EVE Project Data - giffordlabcvr/Hepadnaviridae-GLUE GitHub Wiki
Sequence Data
These are the raw data generated by database-integrated genome screening (DIGS). The tabular file contains information about the genomic location of each EVE. EVEs were classified by comparison to a reference library of polypeptide sequences designed to represent the known diversity of hepadnaviruses - this includes extinct lineages represented only by endogenous viral elements (EVEs).
These data were obtained via DIGS performed in vertebrate genome assemblies downloaded from NCBI Genome (2020-07-15).
Raw data about the EVEs in tabular format can be found here.
Nucleotide level data in FASTA format (individual files) can be found here.
Reference Sequence Data
We constructed consensus sequences for hepadnaviral paleoviruses by aligning eHBV sequences derived from the same initial germline colonisation event—i.e. orthologs in distinct species, and paralogs that have arisen via intragenomic duplication.
Reference sequence data in tabular format are here.
The reference sequences in FASTA format are here.
Multiple Sequence Alignments
The Hepadnavirus-GLUE project contains multiple sequence alignments linking all known eHBV and virus sequences.
Exported alignments can be accessed at the links below.
Nucleotide level data:
Taxonomic group | Full-length eHBV | Core codons | Surface codons | Pol codons |
---|---|---|---|---|
Avihepadnavirus | FASTA MSA | FASTA MSA | FASTA MSA | FASTA MSA |
Herpetohepadnavirus | FASTA MSA | FASTA MSA | FASTA MSA | FASTA MSA |
Metahepadnavirus | FASTA MSA | FASTA MSA | FASTA MSA | FASTA MSA |
Protein level data:
Taxonomic group | Core AA | Surface AA | Pol AA |
---|---|---|---|
Avihepadnavirus | FASTA MSA | FASTA MSA | FASTA MSA |
Herpetohepadnavirus | FASTA MSA | FASTA MSA | FASTA MSA |
Metahepadnavirus | FASTA MSA | FASTA MSA | FASTA MSA |
EVE Nomenclature
Nomenclature for eHBVs
We use a systematic naming convention for endogenous hepadnaviruses (eHBVs), adapted from a framework established for endogenous retroviruses.
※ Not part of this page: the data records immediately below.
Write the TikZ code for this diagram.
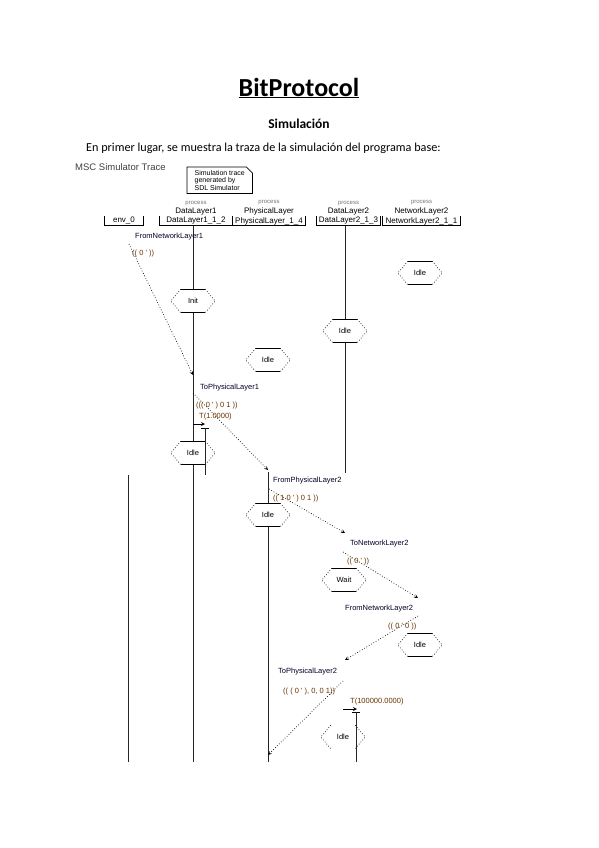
\documentclass[tikz,border=0pt]{standalone}
\usepackage{fontspec}
\setmainfont{Carlito}
\newfontfamily\mscfont{Liberation Sans}
\usetikzlibrary{arrows, calc, positioning}

\tikzset{
  lifeline/.style={draw=black!85, line width=0.8pt},
  msg/.style={dotted, line width=0.7pt, ->, >=stealth},
  lbl/.style={anchor=west, inner sep=0pt, font=\mscfont\fontsize{7.5}{8}\selectfont, text=black!85!blue},
  param/.style={lbl, text=black!60!orange},
  headbox/.style={minimum width=#1, minimum height=9pt, inner sep=0pt, font=\mscfont\fontsize{8}{9}\selectfont},
  hname/.style={inner sep=0pt, font=\mscfont\fontsize{8}{9}\selectfont},
  proc/.style={inner sep=0pt, font=\mscfont\fontsize{6}{7}\selectfont, text=black!55},
  cond/.style={minimum width=44pt, minimum height=23pt, inner sep=0pt, font=\mscfont\fontsize{7.5}{8}\selectfont}
}

\begin{document}
\begin{tikzpicture}[x=1pt, y=-1pt]
\useasboundingbox (0,0) rectangle (599,848);

% page text
\node[font=\fontsize{26}{30}\selectfont\bfseries] (title) at (299,88) {\underline{BitProtocol}};
\node[font=\fontsize{13.5}{16}\selectfont\bfseries] (sub) at (299,124) {Simulación};
\node[anchor=west, inner sep=0pt, font=\fontsize{12.2}{14}\selectfont] (intro) at (86,148)
  {En primer lugar, se muestra la traza de la simulación del programa base:};

% trace header
\node[anchor=west, inner sep=0pt, font=\mscfont\fontsize{9.5}{10}\selectfont, text=black!75] (msc) at (75,167) {MSC Simulator Trace};
\node[anchor=north west, minimum width=65pt, minimum height=26pt, inner xsep=2pt, inner ysep=1.5pt,
      align=left, font=\mscfont\fontsize{7}{7.6}\selectfont] (note) at (187,167)
  {Simulation trace\\generated by\\SDL Simulator};
\draw[line width=0.8pt] (note.north west) -- ($(note.north east)+(-6,0)$) -- ($(note.north east)+(0,6)$)
  -- (note.south east) -- (note.south west) -- cycle;

\node[headbox=38pt] (env) at (124,221) {env\_0};
\node[headbox=72pt] (dl1) at (196,221) {DataLayer1\_1\_2};
\node[headbox=72pt] (pl) at (269,221) {PhysicalLayer\_1\_4};
\node[headbox=63pt] (dl2) at (348.5,221) {DataLayer2\_1\_3};
\node[headbox=77pt] (nl2) at (421.5,221) {NetworkLayer2\_1\_1};
\foreach \h in {env,dl1,pl,dl2,nl2}
  \draw[line width=0.8pt] (\h.north west) -- (\h.south west) -- (\h.south east) -- (\h.north east);

\node[hname, above=1pt of dl1] (dl1n) {DataLayer1};
\node[hname, above=1pt of pl] (pln) {PhysicalLayer};
\node[hname, above=1pt of dl2] (dl2n) {DataLayer2};
\node[hname, above=1pt of nl2] (nl2n) {NetworkLayer2};
\foreach \h in {dl1n,pln,dl2n,nl2n}
  \node[proc, above=2pt of \h] {process};

% conditions
\node[cond] (idleNL) at (420,273) {Idle};
\node[cond] (idleDLb) at (345,331) {Idle};
\node[cond] (init) at (193,301) {Init};
\node[cond] (idleFree) at (268,360) {Idle};
\node[cond] (idleDLa) at (193,453) {Idle};
\node[cond] (idlePL) at (268,515) {Idle};
\node[cond] (waitDL) at (344,580) {Wait};
\node[cond] (idleNLb) at (420,645) {Idle};
\node[cond] (idleLast) at (343,737) {Idle};
\foreach \c in {idleNL,idleDLb,init,idleFree,idleDLa,idlePL,waitDL,idleNLb}
  \draw[line width=0.8pt] ($(\c.north west)+(10,0)$) -- ($(\c.north east)+(-10,0)$)
    ($(\c.south west)+(10,0)$) -- ($(\c.south east)+(-10,0)$);
\foreach \c in {idleNL,idleDLb,init,idleFree,idleDLa,idlePL,waitDL,idleNLb,idleLast}
  \draw[dotted, line width=0.7pt] ($(\c.north west)+(10,0)$) -- (\c.west) -- ($(\c.south west)+(10,0)$)
    ($(\c.north east)+(-10,0)$) -- (\c.east) -- ($(\c.south east)+(-10,0)$);

% lifelines
\coordinate (dl1top) at (193,225.5);
\coordinate (dl1end) at (193,762);
\coordinate (dl2top) at (345,225.5);
\coordinate (dl2end) at (345,473);
\coordinate (envtop) at (128,475);
\coordinate (envend) at (128,762);
\coordinate (pltop) at (268,472);
\coordinate (plend) at (268,762);
\draw[lifeline] (dl1top) -- (init.north) (init.south) -- (idleDLa.north) (idleDLa.south) -- (dl1end);
\draw[lifeline] (dl2top) -- (idleDLb.north) (idleDLb.south) -- (dl2end);
\draw[lifeline] (envtop) -- (envend);
\draw[lifeline] (pltop) -- (idlePL.north) (idlePL.south) -- (plend);

% messages
\coordinate (m1a) at (129,244);  \coordinate (m1b) at (193,375);
\coordinate (m2a) at (193,393);  \coordinate (m2b) at (268,470);
\coordinate (m3a) at (269,489);  \coordinate (m3b) at (345,533);
\coordinate (m4a) at (343,552);  \coordinate (m4b) at (418,598);
\coordinate (m5a) at (418,616);  \coordinate (m5b) at (345,660);
\coordinate (m6a) at (343,681);  \coordinate (m6b) at (268,755);
\foreach \m in {m1,m2,m3,m4,m5,m6}
  \draw[msg] (\m a) -- (\m b);

\node[lbl] (l1) at (135,237) {FromNetworkLayer1};
\node[param] (p1) at (132,254) {(( 0 ' ))};
\node[lbl] (l2) at (200,388) {ToPhysicalLayer1};
\node[param] (p2) at (196,406) {((( 0 ' ) 0 1 ))};
\node[lbl] (l3) at (273,481) {FromPhysicalLayer2};
\node[param] (p3) at (273,499) {(( 1 0 ' ) 0 1 ))};
\node[lbl] (l4) at (350,544) {ToNetworkLayer2};
\node[param] (p4) at (347,562) {(( 0 ' ))};
\node[lbl] (l5) at (345,609) {FromNetworkLayer2};
\node[param] (p5) at (388,627) {(( 0 ' 0 ))};
\node[lbl] (l6) at (278,672) {ToPhysicalLayer2};
\node[param] (p6) at (283,692) {(( ( 0 ' ), 0, 0 1))};

% timers
\node[param] (tl1) at (199,417) {T(1.0000)};
\node[param] (tl2) at (350,702) {T(100000.0000)};
\coordinate (t1a) at (193,424);  \coordinate (t1b) at (205,424);
\coordinate (t1top) at (205,428); \coordinate (t1end) at (205,475);
\coordinate (t2a) at (343,709);  \coordinate (t2b) at (357,709);
\coordinate (t2top) at (356,712); \coordinate (t2end) at (356,762);
\draw[line width=0.8pt, ->, >=stealth] (t1a) -- (t1b);
\draw[line width=0.8pt, ->, >=stealth] (t2a) -- (t2b);
\draw[line width=0.8pt] ($(t1top)+(-4,0)$) -- ($(t1top)+(4,0)$) ($(t2top)+(-4,0)$) -- ($(t2top)+(4,0)$);
\draw[lifeline] (t1top) -- (t1end) (t2top) -- (t2end);
\end{tikzpicture}
\end{document}
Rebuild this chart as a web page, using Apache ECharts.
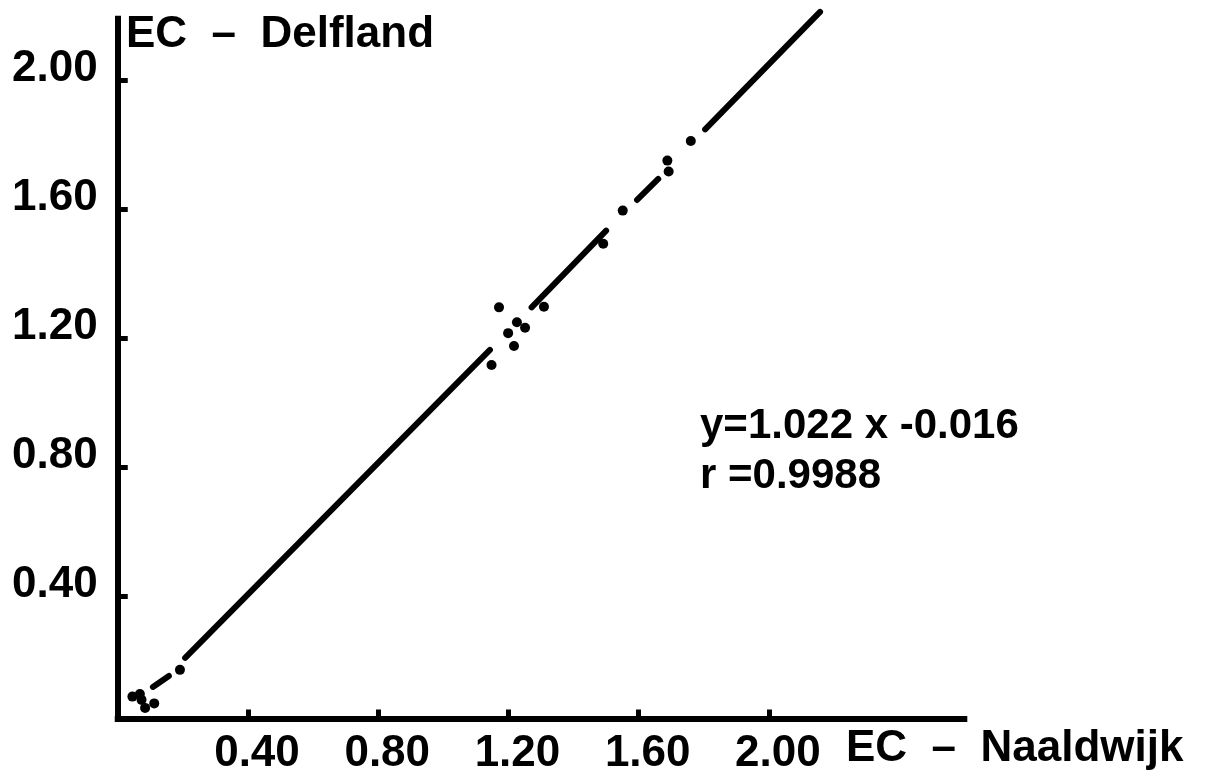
<!DOCTYPE html>
<html>
<head>
<meta charset="utf-8">
<script src="https://cdn.jsdelivr.net/npm/echarts@6/dist/echarts.min.js"></script>
<style>
  html, body { margin: 0; padding: 0; background: #fff; }
  #main { width: 1209px; height: 779px; }
</style>
</head>
<body>
<div id="main"></div>
<script>
// measured points (EC Naaldwijk vs EC Delfland)
const pointsX = [0.045, 0.068, 0.073, 0.084, 0.112, 0.191, 1.148, 1.171, 1.199, 1.217, 1.226, 1.251, 1.309, 1.491, 1.551, 1.688, 1.692, 1.760];
const pointsY = [0.088, 0.096, 0.078, 0.053, 0.067, 0.171, 1.116, 1.295, 1.215, 1.175, 1.249, 1.232, 1.297, 1.492, 1.595, 1.750, 1.716, 1.811];

// pieces of the fitted line as drawn (it is broken around the points)
const lineX0 = [0.108, 0.207, 1.271, 1.595, 1.804];
const lineY0 = [0.118, 0.208, 1.295, 1.628, 1.847];
const lineX1 = [0.157, 1.143, 1.500, 1.660, 2.157];
const lineY1 = [0.152, 1.163, 1.533, 1.693, 2.211];

const xTicks = [0.4, 0.8, 1.2, 1.6, 2.0];
const yTicks = [0.4, 0.8, 1.2, 1.6, 2.0];

const fitText = 'y=1.022 x -0.016';
const rText = 'r =0.9988';

const FONT = '"Liberation Sans", Arial, sans-serif';

const chart = echarts.init(document.getElementById('main'));

const segSeries = lineX0.map((x, i) => ({
    type: 'line',
    data: [[x, lineY0[i]], [lineX1[i], lineY1[i]]],
    symbol: 'none',
    clip: false,
    silent: true,
    lineStyle: { color: '#000', width: 6, cap: 'round' },
    z: 2
}));

chart.setOption({
    animation: false,
    backgroundColor: '#fff',
    grid: {
        left: 117.75,
        right: 244.7,
        top: 18.7,
        bottom: 60.45
    },
    xAxis: {
        type: 'value',
        min: 0,
        max: 2.6,
        splitLine: { show: false },
        axisLine: { show: true, onZero: false, lineStyle: { color: '#000', width: 6, cap: 'square' } },
        axisTick: { show: true, inside: true, length: 9, customValues: xTicks, lineStyle: { color: '#000', width: 5 } },
        axisLabel: {
            customValues: xTicks,
            formatter: v => v.toFixed(2),
            color: '#000',
            fontFamily: FONT,
            fontWeight: 'bold',
            fontSize: 44,
            margin: 13,
            padding: [0, 0, 0, 18]
        }
    },
    yAxis: {
        type: 'value',
        min: 0.02,
        max: 2.19,
        splitLine: { show: false },
        axisLine: { show: true, onZero: false, lineStyle: { color: '#000', width: 6, cap: 'square' } },
        axisTick: { show: true, inside: true, length: 10, customValues: yTicks, lineStyle: { color: '#000', width: 5 } },
        axisLabel: {
            customValues: yTicks,
            formatter: v => v.toFixed(2),
            color: '#000',
            fontFamily: FONT,
            fontWeight: 'bold',
            fontSize: 44,
            margin: 20,
            verticalAlign: 'bottom',
            lineHeight: 22
        }
    },
    graphic: [
        {
            type: 'text', left: 126, top: 13,
            style: { text: 'EC  –  Delfland', font: 'bold 44px ' + FONT, fill: '#000' }
        },
        {
            type: 'text', left: 846, top: 727,
            style: { text: 'EC  –  Naaldwijk', font: 'bold 44px ' + FONT, fill: '#000' }
        },
        {
            type: 'text', left: 700, top: 405,
            style: { text: fitText, font: 'bold 42px ' + FONT, fill: '#000' }
        },
        {
            type: 'text', left: 700, top: 455,
            style: { text: rText, font: 'bold 42px ' + FONT, fill: '#000' }
        }
    ],
    series: segSeries.concat([{
        type: 'scatter',
        data: pointsX.map((x, i) => [x, pointsY[i]]),
        symbol: 'circle',
        symbolSize: 10,
        itemStyle: { color: '#000', opacity: 1 },
        z: 3
    }])
});
</script>
</body>
</html>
Each eHBV locus is assigned a unique identifier (ID) that reflects key properties of the insertion.
The ID consists of three components:
- Classifier: The prefix 'eHBV' (endogenous hepatitis B virus/endogenous hepadnavirus).
- Virus Group & Locus ID: A composite of:
- The name of the hepadnavirus taxonomic group from which the element derives.
- A numeric code uniquely identifying the insertion locus.
- Host Species Set: A designation indicating the species in which the orthologous locus is present---or was present before deletion.
This standardized approach ensures clarity and consistency in referencing eHBV loci across different hosts and taxonomic contexts.